Normal journal day would have been last weekend when I was away for my birthday. I returned home from that trip to the moon rising over the lake, casting its reflection in the calm waters, and I was reminded again how blest I am to have found this magical spot. So as the week progressed, and I contemplated how to interpret August's calendar theme of Wisdom with a quotation from Ralph Waldo Emerson, that image of the moon came to mind. As per the quotation: "The invariable mark of wisdom is to see the miraculous in the common." I had extra motivation to work on my journal quilt Saturday; my jounal buddy Judi, who has had to put her own journaling on hold until she gets settled out in Oregon, was passing through just an hour from me and we'd arranged to meet. I'd be able to show her this and the rest of the year's journal quilts in person - what a treat!
I started with some photos I'd taken earlier when I was more interested in capturing the color of the relection than getting a good sharp picture. Yes, no time to set up a tripod so the pictures are a bit blurred. I narrowed it down to these two shots, neither of which were composed exactly right, but which had elements I wished to incorporate.
Using my Paintshop Pro program, I reduced these to black & white, then applied a "black pencil" effect to bring out the main shapes only.
Next I auditioned fabric choices. The blue for the lake is some sort of synthetic dress material with a slight sheen which I hoped would make it look more like water. I changed my mind later about the fabric for the foreground, as you will see.
One of the things I wanted to experiment with was YLI's Brilliance thread. It is a metallic that glows in the dark and I have never fully come to terms with it. I'm thinking of using it in the angel quilt, so this seemed like a good place to work through my previous problems with it. I would use it to embroider the moon and reflection and these two colors were as close as I could get to matching those in the photo.
As I often do, I combined several methods to suit my needs. While I planned to use the Accidental Landscape method (see this post and this post) to create the top, that polyester fabric was ravelly and would not hold a crease when trying to press under its raw edge. I needed to stabilize the areas where I'd be free-motion stitching the moon and reflection. So I decided to try fusing the various sections to Decor Bond.

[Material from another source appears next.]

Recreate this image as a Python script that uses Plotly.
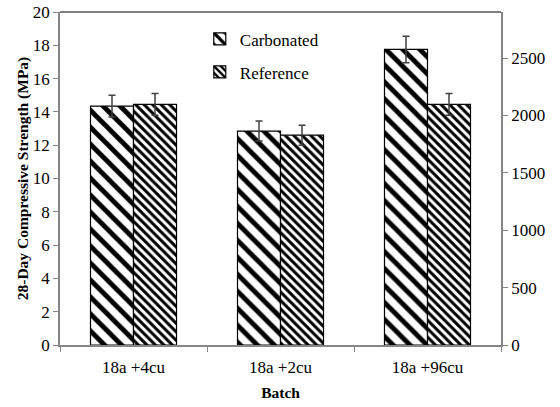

I wanted some guidelines, though, for fabric placement. I didn't want this landscape to be very accidental. Decor Bond is translucent enough for my b&w printout to show through. I used a permanent black Sharpie to draw the finished size of the journal quilt on the Decor Bond, then moved the printout underneath until I had the orientation I wanted. I used the Sharpie to mark the outlines of the foreground, lake, mountain, first on the fusible side (since I did not reverse my b&w version before printing it), then again on the other side. The polyester & sky fabric went down first, my teflon pressing sheet protecting the iron from the exposed fusible. I cut a freezer paper template of the mountain section to help guide turning under both edges, then positioned using the marked guides on the Decor Bond and fused. The foreground was cut freehand, trying to capture a bit of the ragged line grass produces, and pressed under before fusing. Because of the overlaps, those pressed under edges are loose.
Here is how it looked after stitching the moon and reflection. If you look closely (click on any picture for a larger view), you can see that the edges of the mountain and foreground are not sewn down yet - that will be part of the quilting. The camera is not lying about the color of the thread, by the way. For as different as each thread looked on the spool, it was difficult to see any difference between them on the fabric. And I think the #80 metallic needle may not have been big enough because I still had some problems with tension.
The last step was to layer the top with Thermore polyester batting and muslin and quilt it. I started with the loose edges, free-motion topstitching close to the turn under with smoke monofilament thread. And partly because I was feeling lazy and partly because I wanted to keep it simple, I continued to add minimal quilting lines using that same monofilament thread. Here's the quilting as seen from the back.
There was one other thing I wanted to try on this quilt and that was a faced edge finish. I'm seeing this on more and more art quilts where adding a binding ruins the overall effect. For you readers familiar with clothing construction it is like adding a facing to a neckline or armhole. I followed some basic instruction shared by Alison Schwabe here which is her solution to finishing irregularly shaped quilts. It's a lot like the pillow turn method, except after turning, the center of the "facing" is cut away, leaving around an inch of facing to secure to the back of the quilt, and then the facing is understitched to the seam allowance. This helps keep the facing from rolling to the front.
I had some success with this, but I think I should have clipped the corners (which were difficult to poke out) and graded the seam since I had the extra stiffness of the Decor Bond in there. Although the picture above of the finished quilt shows nice straight even edges, the real thing is less perfect. Let's here it for cropping! That is basically my issue with any edge finish I've tried other than binding. I simply can't get that evenness that is my aesthetic. I know there's another way to do a facing, and before I totally write it off, I'll have to dig it up and give it a go, because frankly, I do like the look it gives to certain pieces.